That’s how I read the post too, and they even confirmed it with an email sent to our team. It’s an awful change, very hostile and anti-user. There’s absolutely no reason that calling local APIs with a local runner should cost anything. Just another attempt to drag every penny they can out of users.
Newman has been more than a year since its last release, at the same time, the Postman CLI was released and received continuous updates, I don’t know if Postman will end support for Newman in the future and force users to bind to Postman CLI, because the Postman CLI can not run independently, it must require a login and consume Postman API counts at the same time.
If that is the case, then that’s really bad news for a free/basic account.
Yes this is unacceptable, just got the email as well…we subscribed to the Basic (PAID!) plan for one year in January, then they make this change out of the blue a few weeks later…
This is very unfair, we would have never subscribed if we had known this, as it makes the basic plan unuseable.
If it affected only the free plan, sure, they can do whatever they want with that one (still a bad descision imho), but for existing, paying basic users? This is not what we subscribed for.
I really hope they reconsider…
I tried to ask them about this on the blog comments, whether it also affects existing subscriptions, and never got an approval for my question.
The only clarification is I believe that means 25 complete runs of your collection, not 25 requests in a collection. What I still need to know is if this will be enforced on Newman, if you have your collection set up to run daily via cron or some CI tool this is a big problem.
not to mention that during the development of scripts for a new test case you might want to run parts of your collection to check the script a few times.
And as far as I can see it, even if you just run one folder inside your collection it counts as a collection run.
We use runners for more than API testing as well. It works great for support. If we need to fix something on 200 customers, rather than going through and doing it all by hand, we make a CSV and throw it into a runner. And while that saves a lot of time in these support issues, it’s not a feature that’s worth $100/user/month. We’d rather move to a new client altogether. In fact, we’ve already been instructed to start looking into alternatives.
I guess we will find out tomorrow but this will make setting up collection runs for CI jobs incredibly inefficient. We will have to run the job from newman repeatedly until we are sure the collection is stable. And yes, if newman is included in this new limitation we will have to find new tools for API automation.
Looks like they updated the blog post to clarify. The updated blog post matches what we received in the email. The changes are effective February 15 for free accounts, March 15 for new paid accounts, and your next annual renewal for existing paid accounts. So if you’re lucky enough that your renewal happens before March 15, the new limits won’t kick in for you until 2024.

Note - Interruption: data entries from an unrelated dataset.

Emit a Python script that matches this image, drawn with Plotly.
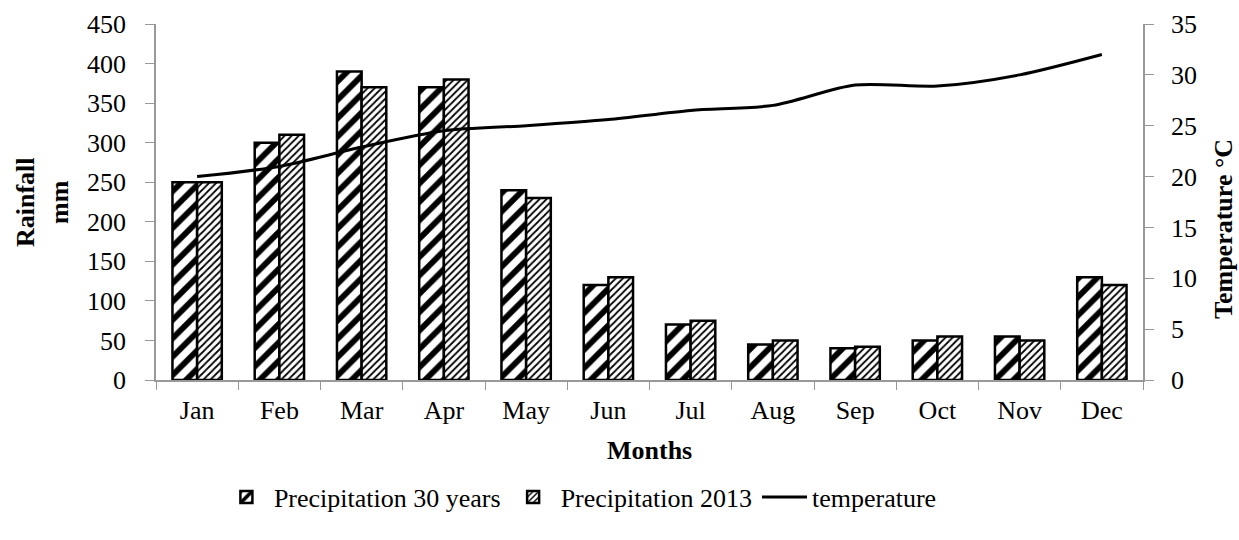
import plotly.graph_objects as go

months = ["Jan", "Feb", "Mar", "Apr", "May", "Jun", "Jul", "Aug", "Sep", "Oct", "Nov", "Dec"]
precip_30y = [250, 300, 390, 370, 240, 120, 70, 45, 40, 50, 55, 130]
precip_2013 = [250, 310, 370, 380, 230, 130, 75, 50, 42, 55, 50, 120]
temperature = [20.0, 21.0, 22.9, 24.5, 25.0, 25.6, 26.5, 27.0, 29.0, 28.9, 30.0, 32.0]

FONT = "Liberation Serif, Times New Roman, serif"
FS = 26

fig = go.Figure()
fig.add_trace(go.Bar(
    x=months, y=precip_30y, name="Precipitation 30 years",
    marker=dict(color="white", line=dict(color="black", width=2.5),
                pattern=dict(shape="/", fgcolor="black", bgcolor="white", fgopacity=1,
                             size=13, solidity=0.45, fillmode="replace")),
))
fig.add_trace(go.Bar(
    x=months, y=precip_2013, name="Precipitation 2013",
    marker=dict(color="white", line=dict(color="black", width=2.5),
                pattern=dict(shape="/", fgcolor="black", bgcolor="white", fgopacity=1,
                             size=5, solidity=0.35, fillmode="replace")),
))
fig.add_trace(go.Scatter(
    x=months, y=temperature, name="temperature", yaxis="y2", mode="lines",
    line=dict(color="black", width=3, shape="spline", smoothing=0.8),
))

fig.update_layout(
    width=1239, height=540,
    paper_bgcolor="white", plot_bgcolor="white",
    margin=dict(l=156, r=96, t=24, b=160, autoexpand=False),
    font=dict(family=FONT, size=FS, color="black"),
    barmode="group", bargap=0.4, bargroupgap=0,
    showlegend=True,
    legend=dict(orientation="h", x=0.43, xanchor="center", y=-0.329, yanchor="middle",
                font=dict(family=FONT, size=FS), traceorder="normal", itemwidth=45),
    xaxis=dict(
        showline=True, linecolor="#999999", linewidth=1.5, automargin=False,
        ticks="outside", tickson="boundaries", ticklen=8, tickcolor="#999999",
        showgrid=False, ticklabelstandoff=6,
        tickfont=dict(family=FONT, size=FS),
    ),
    yaxis=dict(
        range=[0, 450], dtick=50, showline=True, linecolor="#999999", linewidth=1.5,
        automargin=False, ticklabelstandoff=14,
        ticks="outside", ticklen=9, tickcolor="#999999", showgrid=False, zeroline=False,
        tickfont=dict(family=FONT, size=FS),
    ),
    yaxis2=dict(
        range=[0, 35], dtick=5, overlaying="y", side="right", automargin=False,
        showline=True, linecolor="#999999", linewidth=1.5, ticklabelstandoff=12,
        ticks="outside", ticklen=9, tickcolor="#999999", showgrid=False, zeroline=False,
        tickfont=dict(family=FONT, size=FS),
    ),
    annotations=[
        dict(text="<b>Rainfall<br>mm</b>", xref="paper", yref="paper",
             x=(42 - 156) / 987, y=0.5, xanchor="center", yanchor="middle",
             textangle=-90, showarrow=False, font=dict(family=FONT, size=FS)),
        dict(text="<b>Temperature °C</b>", xref="paper", yref="paper",
             x=(1223 - 156) / 987, y=(380 - 229) / 356, xanchor="center", yanchor="middle",
             textangle=-90, showarrow=False, font=dict(family=FONT, size=FS)),
        dict(text="<b>Months</b>", xref="paper", yref="paper",
             x=0.5, y=(380 - 450) / 356, xanchor="center", yanchor="middle",
             showarrow=False, font=dict(family=FONT, size=FS)),
    ],
)

fig.write_html("out.html", config={"displayModeBar": False},
               post_script="document.body.style.margin='0';")
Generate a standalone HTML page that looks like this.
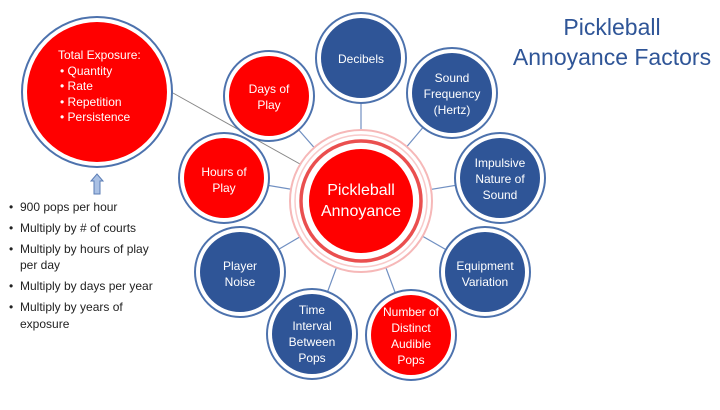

To better align with the value Postman’s test automation offers for professional testers and quality engineers, we will make the following changes effective February 15, 2023, for free customers, and effective March 15, 2023 for new paid plan customers. Existing paid plan customers will see these limits effective upon plan renewal after March 15, 2023 (except Enterprise users, who have unlimited runs per month):
This is an insane change.
We use the Local Collection Runner to automate our login flow (6 requests) and this change means we’ll have to click through them manually.
This will force us to move to another service. It’s a shame, really, since I really enjoyed using Postman…
Run the flow in Newman/Postman CLI if it is to retrieve a token that needs to be subsequently used. You can even pair it with the Postman API to automatically update your environment variable.
You can otherwise run your requests as part of the pre-request scripts and put them at the collection-level, this means the auth flow will be executed before every request in the collection, and you won’t need to run manually every time
Our APIs use HATEOAS architecture. We map the response from “root” API links to environment variables which are used in the login flow.
Out of all the suggestions you gave, only the pre-request script setup would work for us. But that’s ultimately a hack.
Might as well write a bash script that does the login flow and copy access tokens to Postman env. But what’s the point of paying $15 per team member if we need to resort to hacks?
Our team is small, and there’s free options that are capable of chaining requests without the 25 run limit, therefore goodbye.